Among many other Europeans who are now actively urging Britain to join this process are Karl Otto P"ohl, president of the West German central bank, the Bundesbank, as well as British government officials, including Robin Leigh-Pemberton, governor of the Bank of England, and Nigel Lawson, chancellor of the Exchequer. Mrs. Thatcher, however, is adamant in her opposition.

``We're really talking about politics,'' says a Washington-based observer of European monetary union.

Thatcher's big concern is that Britain would have to give up some control over the domestic economy. Sterling, once the premier international currency and a symbol of imperial Britain, would be in the gravitational field of the West German mark, Europe's strongest currency.
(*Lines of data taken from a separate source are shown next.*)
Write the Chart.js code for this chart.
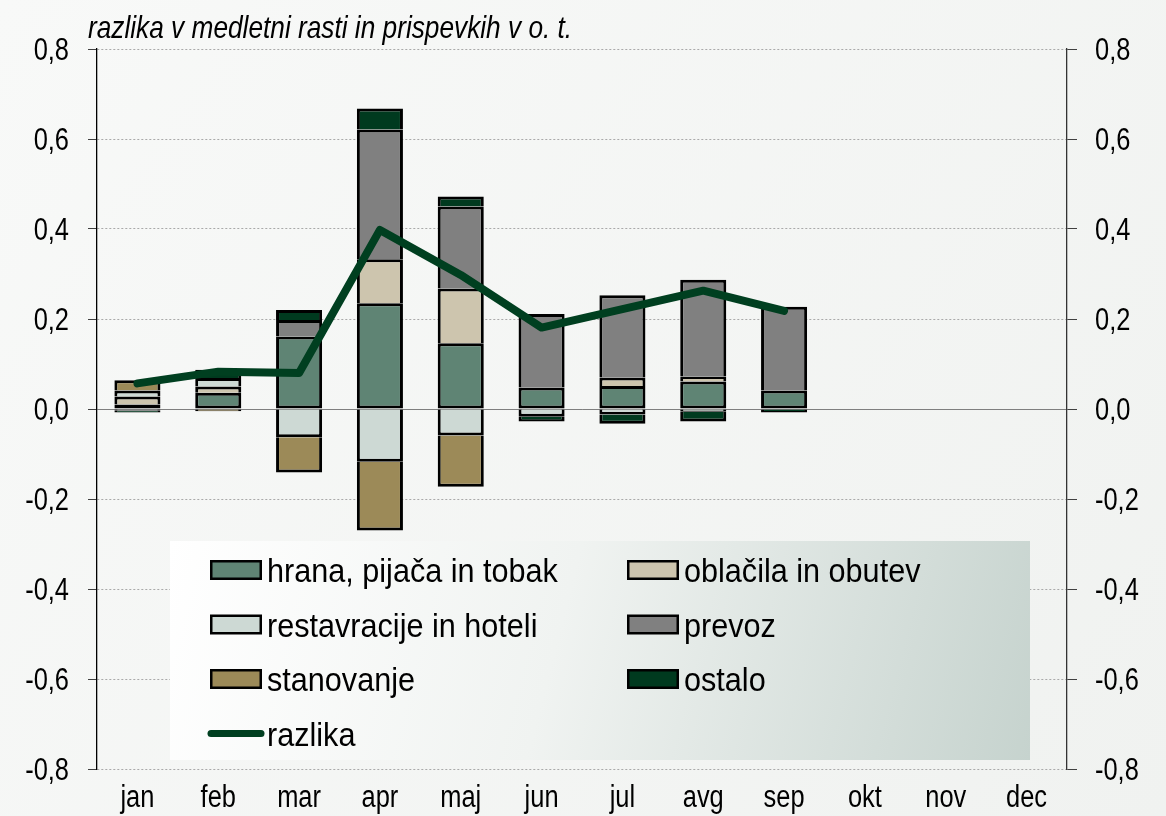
<!DOCTYPE html>
<html><head><meta charset="utf-8">
<script src="https://cdn.jsdelivr.net/npm/chart.js@4.4.0/dist/chart.umd.min.js"></script>
<style>html,body{margin:0;padding:0;background:#f6f7f6;}#wrap{width:1166px;height:816px;position:relative}</style>
</head><body><div id="wrap"><canvas id="c" width="1166" height="816"></canvas></div>
<script>
const categories = ['jan','feb','mar','apr','maj','jun','jul','avg','sep','okt','nov','dec'];
const hrana        = [0.010, 0.036, 0.161, 0.235, 0.146, 0.048, 0.051, 0.061, 0.041, null, null, null];
const oblacila     = [0.018, 0.014, 0,     0.098, 0.122, 0,     0.019, 0.011, 0,     null, null, null];
const restavracije = [0.013, 0.019, -0.063,-0.117,-0.059,-0.017,-0.012,-0.006, 0,     null, null, null];
const prevoz       = [-0.004,0,     0.037, 0.288, 0.182, 0.163, 0.183, 0.215, 0.186, null, null, null];
const stanovanje   = [0.023, -0.005,-0.078,-0.153,-0.114, 0,     0,     0,     0,     null, null, null];
const ostalo       = [-0.004,0.018, 0.022, 0.047, 0.022, -0.011,-0.021,-0.022,-0.008, null, null, null];
const razlika      = [0.057, 0.083, 0.080, 0.398, 0.298, 0.181, 0.222, 0.263, 0.218, null, null, null];
const seriesNames = ['hrana, pijača in tobak','oblačila in obutev','restavracije in hoteli','prevoz','stanovanje','ostalo','razlika'];
const yTickLabels = ['-0,8','-0,6','-0,4','-0,2','0,0','0,2','0,4','0,6','0,8'];
const titleText = 'razlika v medletni rasti in prispevkih v o. t.';

const FONT = "'Liberation Sans', Arial, sans-serif";
const barSeries = [hrana, oblacila, restavracije, prevoz, stanovanje, ostalo];
const barColors = ['#5f8474','#cdc5ae','#cdd9d4','#808080','#9c8a58','#003a1f'];
const lineColor = '#003f20';

function skipFn(ctx){
  const v = ctx.raw, i = ctx.dataIndex, di = ctx.datasetIndex;
  if (v > 0) {
    for (let k = 0; k < di; k++) { const d = barSeries[k][i]; if (d > 0) return 'start'; }
    return false;
  }
  return 'start';
}

const datasets = barSeries.map((arr, k) => ({
  type: 'bar', label: seriesNames[k], data: arr, backgroundColor: barColors[k],
  borderColor: '#000', borderWidth: 3, borderSkipped: skipFn, stack: 'a', order: 1,
  barPercentage: 0.57, categoryPercentage: 1.0, yAxisID: 'y'
}));
datasets.push({
  type: 'line', label: seriesNames[6], data: razlika, borderColor: lineColor, backgroundColor: lineColor,
  borderWidth: 8, pointRadius: 0, tension: 0, borderCapStyle: 'round', borderJoinStyle: 'round',
  order: 0, yAxisID: 'y2', spanGaps: false
});

// draw condensed text (Arial Narrow look) by horizontal scaling
function narrowText(c, text, x, y, align, sx){
  c.save(); c.translate(x, y); c.scale(sx, 1); c.textAlign = align; c.textBaseline = 'alphabetic';
  c.fillText(text, 0, 0); c.restore();
}

const bgPlugin = {
  id: 'bg',
  beforeDraw(chart){
    const c = chart.ctx; const w = chart.width, h = chart.height;
    const g = c.createLinearGradient(0, 0, w, h);
    g.addColorStop(0, '#f8f9f8'); g.addColorStop(1, '#f0f2f0');
    c.save(); c.fillStyle = g; c.fillRect(0, 0, w, h); c.restore();
  }
};
const textPlugin = {
  id: 'txt',
  afterDraw(chart){
    const c = chart.ctx; c.save(); c.fillStyle = '#000';
    c.font = 'italic 32px ' + FONT;
    narrowText(c, titleText, 88, 38, 'left', 0.82);
    c.font = '31px ' + FONT;
    const ys = chart.scales.y, y2 = chart.scales.y2, xs = chart.scales.x;
    ys.ticks.forEach((t, i) => narrowText(c, yTickLabels[i], 69, ys.getPixelForTick(i) + 11, 'right', 0.82));
    y2.ticks.forEach((t, i) => narrowText(c, yTickLabels[i], 1095, y2.getPixelForTick(i) + 11, 'left', 0.82));
    xs.ticks.forEach((t, i) => narrowText(c, categories[i], xs.getPixelForTick(i), 807, 'center', 0.82));
    c.restore();
  }
};
const legendPlugin = {
  id: 'lgd',
  afterDatasetsDraw(chart){
    const c = chart.ctx; c.save();
    const bx = 170, by = 541, bw = 860, bh = 219;
    const g = c.createLinearGradient(bx, by, bx + bw, by + bh);
    g.addColorStop(0, '#ffffff'); g.addColorStop(0.45, '#f0f3f1'); g.addColorStop(1, '#c6d3ce');
    c.fillStyle = g; c.fillRect(bx, by, bw, bh);
    c.font = '34px ' + FONT;
    chart.data.datasets.forEach((ds, i) => {
      const row = Math.floor(i / 2), col = i % 2;
      const y = 570 + row * 54.5;
      const sx = col === 0 ? 210 : 627;
      if (ds.type === 'line') {
        c.strokeStyle = ds.borderColor; c.lineWidth = 7; c.lineCap = 'round';
        c.beginPath(); c.moveTo(sx + 1, y); c.lineTo(sx + 51, y); c.stroke();
      } else {
        c.fillStyle = '#000'; c.fillRect(sx, y - 10, 52, 20);
        c.fillStyle = ds.backgroundColor; c.fillRect(sx + 2.5, y - 7.5, 47, 15);
      }
      c.fillStyle = '#000';
      narrowText(c, ds.label, sx + 57, y + 12, 'left', 0.9);
    });
    c.restore();
  }
};

const isZero = (ctx) => ctx.tick && Math.abs(ctx.tick.value) < 1e-9;

new Chart(document.getElementById('c'), {
  data: { labels: categories, datasets },
  plugins: [bgPlugin, textPlugin, legendPlugin],
  options: {
    responsive: false, animation: false, devicePixelRatio: 1,
    layout: { padding: { top: 49, left: 0, right: 0, bottom: 0 } },
    plugins: { legend: { display: false }, title: { display: false }, tooltip: { enabled: false } },
    scales: {
      x: {
        stacked: true, offset: true,
        grid: { display: false, drawTicks: false },
        border: { display: false },
        ticks: { font: { family: FONT, size: 30 }, color: 'rgba(0,0,0,0)', padding: 13, maxRotation: 0, autoSkip: false },
        afterFit(s){ s.height = 47; }
      },
      y: {
        position: 'left', stacked: true, min: -0.8, max: 0.8,
        ticks: { stepSize: 0.2, font: { family: FONT, size: 30 }, color: 'rgba(0,0,0,0)', padding: 18,
                 callback: (v, i) => yTickLabels[i] },
        grid: { color: (ctx) => isZero(ctx) ? '#7f7f7f' : '#a9a9a9', lineWidth: 1,
                drawTicks: true, tickLength: 9, tickColor: '#404040', tickBorderDash: [] },
        border: { display: true, color: '#000', width: 1.3, dash: (ctx) => isZero(ctx) ? [] : [2, 2] },
        afterFit(s){ s.width = 97; }
      },
      y2: {
        position: 'right', stacked: false, min: -0.8, max: 0.8,
        ticks: { stepSize: 0.2, font: { family: FONT, size: 30 }, color: 'rgba(0,0,0,0)', padding: 16,
                 callback: (v, i) => yTickLabels[i] },
        grid: { drawOnChartArea: false, drawTicks: true, tickLength: 10, tickColor: '#404040', tickBorderDash: [] },
        border: { display: true, color: '#333', width: 1.3 },
        afterFit(s){ s.width = 99; }
      }
    }
  }
});
</script></body></html>
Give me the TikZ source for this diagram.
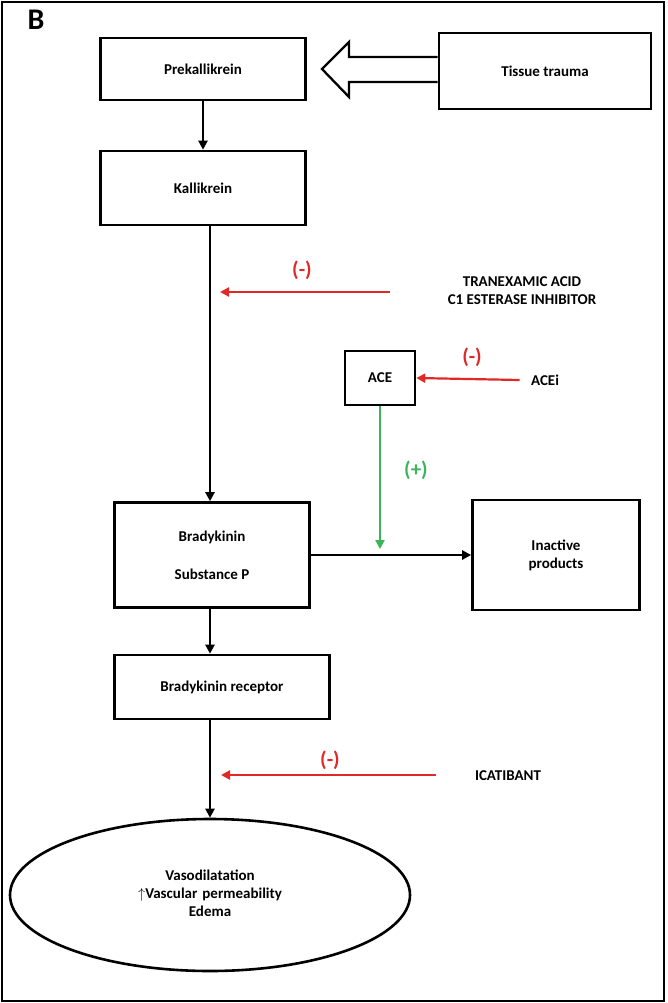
\documentclass[tikz,border=0pt]{standalone}
\usepackage{fontspec}
\setmainfont{Carlito}
\usetikzlibrary{arrows.meta,shapes.geometric}
\definecolor{rd}{RGB}{224,40,40}
\definecolor{gr}{RGB}{60,180,90}
\begin{document}
\begin{tikzpicture}[x=1pt,y=-1pt,
  box/.style={draw,line width=2.6pt,font=\bfseries\fontsize{15}{18}\selectfont,align=center,inner sep=0pt},
  lbl/.style={font=\bfseries\fontsize{15}{18}\selectfont,align=center},
  arr/.style={line width=2.2pt,-{Triangle[length=9pt,width=9pt]}},
  rarr/.style={arr,rd},
  sign/.style={font=\bfseries\fontsize{21}{24}\selectfont}]
\useasboundingbox (0,0) rectangle (667,1003);
\draw[line width=2.5pt] (2,2) rectangle (664,1001);
\node[font=\bfseries\fontsize{30}{30}\selectfont] (B) at (36,20) {B};
\node[box,minimum width=205pt,minimum height=62pt] (pre) at (203,69) {Prekallikrein};
\node[box,minimum width=212pt,minimum height=76pt] (tis) at (545,71) {Tissue trauma};
\draw[line width=2.3pt,fill=white] (tis.west |- 0,57) -- (349,57) -- (349,42) -- (322,69) -- (349,97) -- (349,82) -- (tis.west |- 0,82);
\node[box,minimum width=205pt,minimum height=74pt] (kal) at (203,188) {Kallikrein};
\draw[arr] (pre) -- (kal);
\node[box,minimum width=195pt,minimum height=105pt] (bra) at (212,555) {Bradykinin\\[20pt]Substance P};
\draw[arr] (kal.south -| 210,0) -- (bra.north -| 210,0);
\node[lbl] (tra) at (522,291) {TRANEXAMIC ACID\\C1 ESTERASE INHIBITOR};
\coordinate (t1) at (390,292);
\coordinate (t2) at (220,292);
\draw[rarr] (t1) -- (t2);
\node[sign,rd] at (302,270) {(-)};
\node[box,minimum width=70pt,minimum height=54pt] (ace) at (380,378) {ACE};
\node[lbl] (acei) at (545,380) {ACEi};
\draw[rarr] (acei.west) ++(-8,0) coordinate (a1) -- (ace.east);
\node[sign,rd] at (472,357) {(-)};
\node[box,minimum width=167pt,minimum height=110pt] (ina) at (556,555) {Inactive\\products};
\draw[arr] (bra.east) -- (ina.west);
\coordinate (g2) at (380,549);
\draw[arr,gr] (ace.south) -- (g2);
\node[sign,gr] at (416,470) {(+)};
\node[box,minimum width=215pt,minimum height=64pt] (rec) at (222,687) {Bradykinin receptor};
\draw[arr] (bra.south -| 210,0) -- (rec.north -| 210,0);
\node[draw,line width=2.6pt,ellipse,minimum width=400pt,minimum height=152pt,inner sep=0pt] (ell) at (210,895) {};
\node[lbl,text width=300pt] at (210,893) {Vasodilatation\\$\uparrow$Vascular permeability\\Edema};
\draw[arr] (rec.south -| 210,0) -- (ell.north);
\node[lbl] (ica) at (508,776) {ICATIBANT};
\coordinate (i1) at (436,775);
\coordinate (i2) at (221,775);
\draw[rarr] (i1) -- (i2);
\node[sign,rd] at (330,760) {(-)};
\end{tikzpicture}
\end{document}
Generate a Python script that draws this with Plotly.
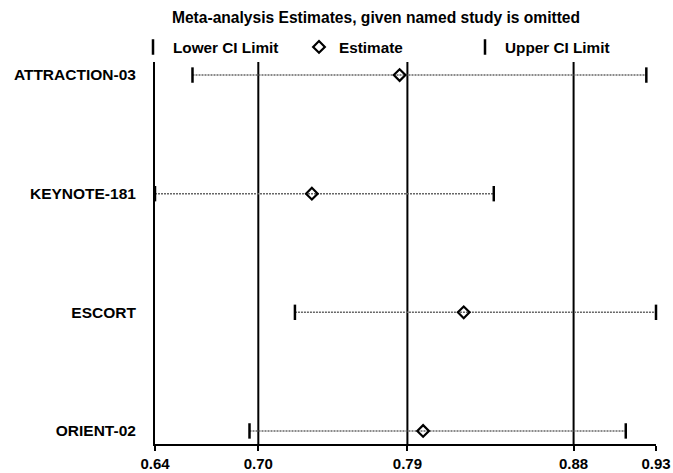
import plotly.graph_objects as go

studies = ["ATTRACTION-03", "KEYNOTE-181", "ESCORT", "ORIENT-02"]
estimate = [0.7816, 0.7308, 0.8187, 0.7952]
lower_ci = [0.6617, 0.6400, 0.7210, 0.6947]
upper_ci = [0.9244, 0.8361, 0.9300, 0.9125]
overall = [0.6998, 0.7861, 0.8823]  # overall lower CI, estimate, upper CI
tick_vals = [0.6400, 0.6998, 0.7861, 0.8823, 0.9300]
tick_text = ["0.64", "0.70", "0.79", "0.88", "0.93"]

FONT = "Liberation Sans, Arial, sans-serif"
W, H = 673, 473
L, R, T, B = 155, 17, 62, 29
pw, ph = W - L - R, H - T - B

fig = go.Figure()

# dotted CI lines
for s, lo, hi in zip(studies, lower_ci, upper_ci):
    fig.add_trace(go.Scatter(
        x=[lo, hi], y=[s, s], mode="lines",
        line=dict(color="#666666", width=1.4, dash="2px,1px"),
        showlegend=False, hoverinfo="skip", cliponaxis=False))

fig.add_trace(go.Scatter(
    x=lower_ci, y=studies, mode="markers", name="Lower CI Limit",
    marker=dict(symbol="line-ns", size=11, line=dict(color="black", width=2.5)),
    cliponaxis=False))
fig.add_trace(go.Scatter(
    x=estimate, y=studies, mode="markers", name="Estimate",
    marker=dict(symbol="diamond-open", size=9, color="black",
                line=dict(color="black", width=2.2)),
    cliponaxis=False))
fig.add_trace(go.Scatter(
    x=upper_ci, y=studies, mode="markers", name="Upper CI Limit",
    marker=dict(symbol="line-ns", size=11, line=dict(color="black", width=2.5)),
    cliponaxis=False))

for v in overall:
    fig.add_shape(type="line", xref="x", yref="y domain", x0=v, x1=v, y0=0, y1=1,
                  line=dict(color="black", width=2), layer="below")

fig.update_layout(
    width=W, height=H,
    margin=dict(l=L, r=R, t=T, b=B, autoexpand=False),
    paper_bgcolor="white", plot_bgcolor="white",
    font=dict(family=FONT, size=15, color="black"),
    title=dict(text="<b>Meta-analysis Estimates, given named study is omitted</b>",
               x=376 / W, xanchor="center",
               y=1 - 18 / H, yanchor="middle",
               font=dict(family=FONT, size=15.6, color="black")),
    legend=dict(orientation="h", x=(133 - L) / pw, xanchor="left",
                y=(H - B - 47) / ph, yanchor="middle",
                font=dict(family=FONT, size=15.3, color="black", weight="bold"),
                entrywidth=121, bgcolor="rgba(0,0,0,0)"),
    xaxis=dict(range=[0.64, 0.93], tickvals=tick_vals, ticktext=tick_text,
               showgrid=False, zeroline=False, showline=True, linecolor="black",
               linewidth=2, ticks="outside", ticklen=5, tickwidth=2, tickcolor="black",
               automargin=False,
               tickfont=dict(family=FONT, size=15, color="black", weight="bold")),
    yaxis=dict(type="category", categoryorder="array",
               categoryarray=studies[::-1], range=[-0.11, 3.11],
               showgrid=False, zeroline=False, showline=True, linecolor="black",
               linewidth=2, ticks="", ticklabelstandoff=14, automargin=False,
               tickfont=dict(family=FONT, size=15.5, color="black", weight="bold")),
)

fig.write_html("out.html", config={"displayModeBar": False},
               post_script="document.body.style.margin='0';document.body.style.padding='0';")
Although this might be good discipline, given the anti-inflationary resolve of West Germany's central bank, it could force the British government to make painful decisions to support the pound at politically disadvantageous times.

Locking into the EMS could also create new torques in Britain's trade relations with the 49-nation British Commonwealth, with North America, and with the European Community itself. European currencies are already bound together to some extent in international finance. In the past week, the pound's rapid rise put pressure on other EMS currencies.

Thus far, Thatcher has not been interested in changing Britain's relations with the EMS. As with its late entry into the European Community, Britain prefers to wait and see.

At a Harvard University speech last week, former Federal Reserve chief Paul Volcker said he did not think a European central bank would be born before the end of the century. Europe, he added wryly, has already ``gone a long way toward a common central bank - it's called the Bundesbank.''

Japan and Asia

Japan's problem is different. Tokyo wouldn't mind seeing more regional economic unity in the Asian Pacific, but memories of World War II get in the way. The Philippines, Malaysia, Indonesia, and other nations in the region remain anxious about Japanese power. Still, the tug of regionalization is great, and Japan is under pressure from around the world to restrain its exports and stimulate its imports. This will make Japan pay much more attention to its Asian backyard.

A recent report prepared by leading Japanese economists and industrialists for the Japan Economic Research Institute notes that as the Asia-Pacific region becomes more economically important, Japan will have to be both ``Japan of the World'' and ``Japan of Asia.''

The yen is rapidly becoming the regional trading currency. There is talk, too, of a ``Pacific Economic Community.'' For instance, Thomas Arai, president of Tokyu Hotels International in Tokyo, says a Pacific Economic Community would ``promote freer movement of goods, capital, technology, and people.''

Masahiro Kawai, an international monetary economist at Tokyo University, says the current restructuring of Japan away from exports and toward domestic demand cause Japan to buy more goods and services from the Asian Pacific region.

Mr. Kawai, Mr. Arai, and other Pacific Basin specialists were in Boston recently for a Japan Society forum.

Kawai says the Bank of Japan's Institute of Monetary and Economic Studies has been studying what might happen if a ``Pacific Currency Unit'' (which he calls a ``Pac-ew'') were created with the yen as the central currency. But many Japanese are apprehensive about where this might lead, remembering imperial Japan's attempt to create an ``East Asia Co-Prosperity Sphere.''

``We know from history that a great [economic] hegemony is accompanied by great military power,'' Kawai says. ``If Japan's big external assets perhaps become the core of a Pacific Economic Community, there may be pressure on Japan to establish itself as a military power. We don't want to think about that question very much.''

Like Britain, Japanese economic ties with neighbors will keep evolving bit by bit. Anything more could be counterproductive.